Phonons and their softening are key elements for the basic understanding of many solid-state phenomena. In polar media like oxides, optical phonons are important since they carry substantial dynamical dipole moments and couple efficiently to electromagnetic low-energy excitations.  In ferroelectric and multiferroic complex oxides, the softening of optical phonons might indicate imminent phase transitions.

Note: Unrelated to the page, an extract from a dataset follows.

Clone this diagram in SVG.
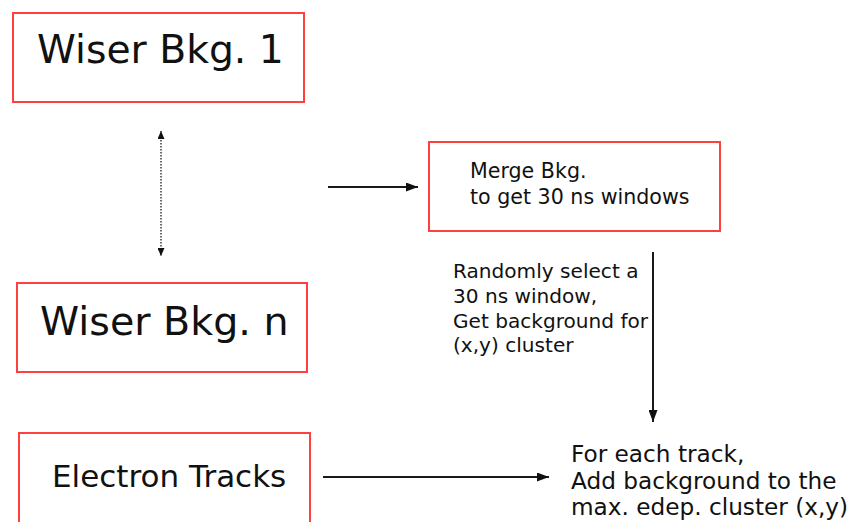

The complex dielectric function known also as complex permittivity is a concept used to describe such low-energy excitations.  The presence of charge carriers as in metallic or doped oxides will add a plasmonic response.

In this talk, I will discuss the surface and thin film dielectric function for the perovskite oxides BaTiO3, SrRuO3, SrTiO3, and KTaO3 and its quantitative determination by surface vibrational spectroscopy. It will be shown that phonons and plasmons form specific phonon-polaritons and plasmon-polaritons at the interface.  The influence of different doping levels on the full dielectric response will be discussed and used to follow in-situ doping level changes quantitatively. The electron-phonon coupling will be discussed with respect to the formation of a two-dimensional electron gas at the surface of SrTiO3 and the phonon line shape for SrRuO3.